Resulta entendible, que ante la abrumadora presencia de los exagerados hábitos de consumo, que dan como resultado producciones interesadas en obtener ganancias, más que en provocar estadios constructivos en el ser humano, los defensores a ultranza de la cultura, hayan cerrado filas y protegido con su manto, al último resquicio de pureza que permanece en la sociedad moderna.

Pero uno de los problemas, es que se han cerrado tanto, que eliminaron una valiosa opción, dejando fuera a millones de personas, y por si fuera poco, limitando a cuentagotas, el ingreso a ese círculo.

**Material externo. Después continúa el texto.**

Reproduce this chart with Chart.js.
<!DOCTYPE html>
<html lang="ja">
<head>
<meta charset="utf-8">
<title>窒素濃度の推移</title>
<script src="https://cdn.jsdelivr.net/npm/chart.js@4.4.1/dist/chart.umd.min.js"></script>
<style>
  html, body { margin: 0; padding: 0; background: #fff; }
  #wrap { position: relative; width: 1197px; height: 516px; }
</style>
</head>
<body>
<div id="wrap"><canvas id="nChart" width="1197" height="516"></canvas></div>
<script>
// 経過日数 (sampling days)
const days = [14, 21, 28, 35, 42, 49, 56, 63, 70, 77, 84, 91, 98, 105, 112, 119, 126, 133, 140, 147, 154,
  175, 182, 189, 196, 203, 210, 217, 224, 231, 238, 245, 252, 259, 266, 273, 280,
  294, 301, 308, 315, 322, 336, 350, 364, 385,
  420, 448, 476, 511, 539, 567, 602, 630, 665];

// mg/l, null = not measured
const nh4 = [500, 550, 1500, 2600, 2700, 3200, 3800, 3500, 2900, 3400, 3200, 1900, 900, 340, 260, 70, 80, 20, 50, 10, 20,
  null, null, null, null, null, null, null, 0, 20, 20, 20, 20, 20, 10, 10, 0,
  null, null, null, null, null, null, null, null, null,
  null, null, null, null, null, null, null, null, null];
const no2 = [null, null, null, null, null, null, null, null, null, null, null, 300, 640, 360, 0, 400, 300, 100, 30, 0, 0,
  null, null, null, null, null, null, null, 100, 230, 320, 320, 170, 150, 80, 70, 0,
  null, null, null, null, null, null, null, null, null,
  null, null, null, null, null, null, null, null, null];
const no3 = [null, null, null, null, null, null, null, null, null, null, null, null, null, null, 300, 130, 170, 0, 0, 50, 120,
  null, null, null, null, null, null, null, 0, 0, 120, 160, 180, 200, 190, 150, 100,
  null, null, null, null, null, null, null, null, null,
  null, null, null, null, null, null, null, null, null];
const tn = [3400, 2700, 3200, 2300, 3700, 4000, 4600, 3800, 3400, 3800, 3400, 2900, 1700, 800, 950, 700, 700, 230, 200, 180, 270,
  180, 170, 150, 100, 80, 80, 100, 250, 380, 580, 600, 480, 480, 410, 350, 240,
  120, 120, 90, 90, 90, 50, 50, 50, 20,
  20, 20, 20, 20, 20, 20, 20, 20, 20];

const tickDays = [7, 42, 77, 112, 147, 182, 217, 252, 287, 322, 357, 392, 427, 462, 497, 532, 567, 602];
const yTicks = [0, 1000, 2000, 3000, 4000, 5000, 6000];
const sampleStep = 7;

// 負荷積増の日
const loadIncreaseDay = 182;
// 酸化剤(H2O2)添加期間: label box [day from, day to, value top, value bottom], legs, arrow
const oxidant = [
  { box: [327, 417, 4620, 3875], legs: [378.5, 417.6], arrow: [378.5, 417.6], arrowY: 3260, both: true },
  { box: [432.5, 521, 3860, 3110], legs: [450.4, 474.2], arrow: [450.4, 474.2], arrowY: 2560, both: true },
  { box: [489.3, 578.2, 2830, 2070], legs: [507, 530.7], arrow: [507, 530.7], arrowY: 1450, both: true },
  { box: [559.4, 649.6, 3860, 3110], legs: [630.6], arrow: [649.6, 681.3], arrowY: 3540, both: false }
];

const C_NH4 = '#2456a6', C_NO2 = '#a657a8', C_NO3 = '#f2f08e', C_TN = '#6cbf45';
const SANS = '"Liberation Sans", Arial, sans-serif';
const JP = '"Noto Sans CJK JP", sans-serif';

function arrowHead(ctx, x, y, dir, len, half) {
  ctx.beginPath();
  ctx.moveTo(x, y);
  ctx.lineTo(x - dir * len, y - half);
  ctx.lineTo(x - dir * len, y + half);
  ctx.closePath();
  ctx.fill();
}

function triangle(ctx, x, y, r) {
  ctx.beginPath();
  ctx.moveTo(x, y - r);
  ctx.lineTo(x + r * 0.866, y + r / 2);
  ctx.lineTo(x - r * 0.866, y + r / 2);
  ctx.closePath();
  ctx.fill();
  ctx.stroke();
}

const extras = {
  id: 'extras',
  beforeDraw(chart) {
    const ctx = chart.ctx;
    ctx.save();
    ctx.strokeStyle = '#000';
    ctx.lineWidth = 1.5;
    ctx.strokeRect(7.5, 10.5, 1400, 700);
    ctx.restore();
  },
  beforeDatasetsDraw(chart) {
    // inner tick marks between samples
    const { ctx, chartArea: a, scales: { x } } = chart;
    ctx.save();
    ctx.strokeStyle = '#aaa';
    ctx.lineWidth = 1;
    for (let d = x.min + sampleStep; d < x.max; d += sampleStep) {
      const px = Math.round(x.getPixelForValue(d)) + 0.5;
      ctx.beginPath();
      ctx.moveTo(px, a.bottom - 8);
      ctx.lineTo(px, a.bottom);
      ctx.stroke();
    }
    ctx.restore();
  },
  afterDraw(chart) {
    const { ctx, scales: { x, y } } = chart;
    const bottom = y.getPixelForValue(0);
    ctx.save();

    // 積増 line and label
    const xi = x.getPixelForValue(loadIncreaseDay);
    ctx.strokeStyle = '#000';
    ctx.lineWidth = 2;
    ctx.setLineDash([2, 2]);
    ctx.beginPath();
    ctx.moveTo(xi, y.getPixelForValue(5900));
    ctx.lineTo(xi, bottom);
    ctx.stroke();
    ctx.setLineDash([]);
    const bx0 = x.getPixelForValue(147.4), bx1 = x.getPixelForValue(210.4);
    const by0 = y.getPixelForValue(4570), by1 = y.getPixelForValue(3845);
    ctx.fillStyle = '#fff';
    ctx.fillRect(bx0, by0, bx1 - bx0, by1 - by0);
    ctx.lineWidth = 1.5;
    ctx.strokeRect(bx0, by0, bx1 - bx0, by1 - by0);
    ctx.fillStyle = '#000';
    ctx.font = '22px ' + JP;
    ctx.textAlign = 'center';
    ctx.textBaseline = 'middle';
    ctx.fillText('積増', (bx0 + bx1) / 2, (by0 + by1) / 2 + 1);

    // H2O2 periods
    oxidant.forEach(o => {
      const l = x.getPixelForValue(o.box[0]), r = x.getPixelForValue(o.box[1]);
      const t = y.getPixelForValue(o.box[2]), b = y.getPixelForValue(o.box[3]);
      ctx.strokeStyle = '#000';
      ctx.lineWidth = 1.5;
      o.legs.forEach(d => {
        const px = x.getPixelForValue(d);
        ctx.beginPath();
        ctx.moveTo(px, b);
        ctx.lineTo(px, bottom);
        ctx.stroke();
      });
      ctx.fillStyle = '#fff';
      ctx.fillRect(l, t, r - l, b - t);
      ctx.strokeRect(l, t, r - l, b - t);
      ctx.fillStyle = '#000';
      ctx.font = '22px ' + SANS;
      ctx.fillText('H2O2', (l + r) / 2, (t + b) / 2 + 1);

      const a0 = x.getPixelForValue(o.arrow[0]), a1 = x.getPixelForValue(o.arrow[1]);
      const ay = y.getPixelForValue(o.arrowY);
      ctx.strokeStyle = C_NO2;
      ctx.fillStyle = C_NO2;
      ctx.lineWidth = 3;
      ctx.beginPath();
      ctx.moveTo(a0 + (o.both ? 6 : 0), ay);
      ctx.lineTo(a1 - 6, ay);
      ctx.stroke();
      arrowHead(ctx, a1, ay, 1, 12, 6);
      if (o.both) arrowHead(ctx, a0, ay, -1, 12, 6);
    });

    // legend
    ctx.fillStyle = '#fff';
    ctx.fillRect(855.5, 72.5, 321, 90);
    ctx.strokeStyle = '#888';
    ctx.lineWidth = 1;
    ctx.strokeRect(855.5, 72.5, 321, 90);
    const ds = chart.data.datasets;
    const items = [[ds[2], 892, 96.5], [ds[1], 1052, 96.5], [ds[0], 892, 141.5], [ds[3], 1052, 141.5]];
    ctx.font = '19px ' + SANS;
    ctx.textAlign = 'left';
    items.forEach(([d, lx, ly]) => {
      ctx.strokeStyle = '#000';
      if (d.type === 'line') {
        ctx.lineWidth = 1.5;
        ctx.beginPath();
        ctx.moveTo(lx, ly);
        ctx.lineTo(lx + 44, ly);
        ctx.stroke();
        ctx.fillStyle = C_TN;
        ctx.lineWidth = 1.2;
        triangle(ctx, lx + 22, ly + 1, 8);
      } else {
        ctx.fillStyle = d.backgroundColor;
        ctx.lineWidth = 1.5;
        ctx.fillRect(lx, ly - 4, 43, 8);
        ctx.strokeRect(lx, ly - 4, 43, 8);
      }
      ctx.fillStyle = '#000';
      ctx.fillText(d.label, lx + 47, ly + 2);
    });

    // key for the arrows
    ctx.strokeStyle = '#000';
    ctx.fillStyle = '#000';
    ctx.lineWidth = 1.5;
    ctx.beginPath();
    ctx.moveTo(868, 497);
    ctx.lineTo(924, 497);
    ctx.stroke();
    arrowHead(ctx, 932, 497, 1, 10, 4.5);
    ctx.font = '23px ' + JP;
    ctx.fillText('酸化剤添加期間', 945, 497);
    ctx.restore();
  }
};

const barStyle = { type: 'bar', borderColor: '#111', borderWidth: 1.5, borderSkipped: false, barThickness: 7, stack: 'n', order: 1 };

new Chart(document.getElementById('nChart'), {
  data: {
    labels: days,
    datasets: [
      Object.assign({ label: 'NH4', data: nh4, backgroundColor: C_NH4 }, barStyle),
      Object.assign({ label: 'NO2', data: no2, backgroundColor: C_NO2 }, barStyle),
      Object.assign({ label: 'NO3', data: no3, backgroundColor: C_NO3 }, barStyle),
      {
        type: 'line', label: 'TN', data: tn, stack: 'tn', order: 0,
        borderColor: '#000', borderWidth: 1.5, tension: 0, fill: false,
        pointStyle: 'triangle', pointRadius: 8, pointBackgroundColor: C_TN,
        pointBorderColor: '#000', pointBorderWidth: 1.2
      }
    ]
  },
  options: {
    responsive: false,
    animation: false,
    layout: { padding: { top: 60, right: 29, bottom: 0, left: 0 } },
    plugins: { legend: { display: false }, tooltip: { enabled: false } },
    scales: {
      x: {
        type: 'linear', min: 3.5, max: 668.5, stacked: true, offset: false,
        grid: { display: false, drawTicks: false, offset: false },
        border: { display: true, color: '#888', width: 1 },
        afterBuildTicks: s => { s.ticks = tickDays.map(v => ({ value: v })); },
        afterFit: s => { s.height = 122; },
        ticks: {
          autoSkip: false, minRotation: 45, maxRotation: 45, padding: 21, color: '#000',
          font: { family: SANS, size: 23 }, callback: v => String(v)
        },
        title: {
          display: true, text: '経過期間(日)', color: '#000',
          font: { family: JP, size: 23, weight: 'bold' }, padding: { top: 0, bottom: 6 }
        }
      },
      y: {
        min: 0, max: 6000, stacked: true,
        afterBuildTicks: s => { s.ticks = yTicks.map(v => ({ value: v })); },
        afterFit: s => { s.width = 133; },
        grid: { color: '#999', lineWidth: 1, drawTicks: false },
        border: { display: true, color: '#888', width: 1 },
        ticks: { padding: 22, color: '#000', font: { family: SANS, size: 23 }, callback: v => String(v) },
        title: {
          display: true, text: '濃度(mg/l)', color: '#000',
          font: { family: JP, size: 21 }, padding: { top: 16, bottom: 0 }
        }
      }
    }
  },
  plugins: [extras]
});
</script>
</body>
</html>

Los amantes de la fina cultura han creado un concepto negativo, a todo contenido que no esté envasado en un volumen de mas de 49 hojas (según la definición de libro dada por la UNESCO) de papel, pergamino, vitela u otro material, cosido o encuadernado.

Este hecho, ha generado que toda producción valiosa por sus propuestas, deba de estar incluida en un libro para, de entrada, recibir la atención de aquellos quienes definen lo que es digno o no, lo cual deriva en dos asuntos: muchos de los trabajos que no corren la suerte de ser publicados en el medio idóneo (el libro, por supuesto) se pierden en el limbo tipográfico, y cuando llegan a aparecer en algún otro medio de comunicación, carecen de reconocimiento y validez.

En toda este galimatías libresco, quien suele perder es el grueso del conjunto de no lectores, primero, por sentir la presión de aspirar a ser un consumado devorador de lecturas culturalmente correctas, y segundo, por no tener la conciencia, de que su trabajo de leer -lo que sea que lea-, le reditúa un valor en el desempeño de su vida.

Una campaña reguladora (u orientadora, para que suene menos represivo y más preciso) tendería a poner en el lugar que le corresponde, a las actividades que hacemos los humanos para nuestro mejoramiento; por lo menos, muy pocos cargarían con culpas relacionadas con el proceso de lectura y verían con otros ojos, todo documento impreso.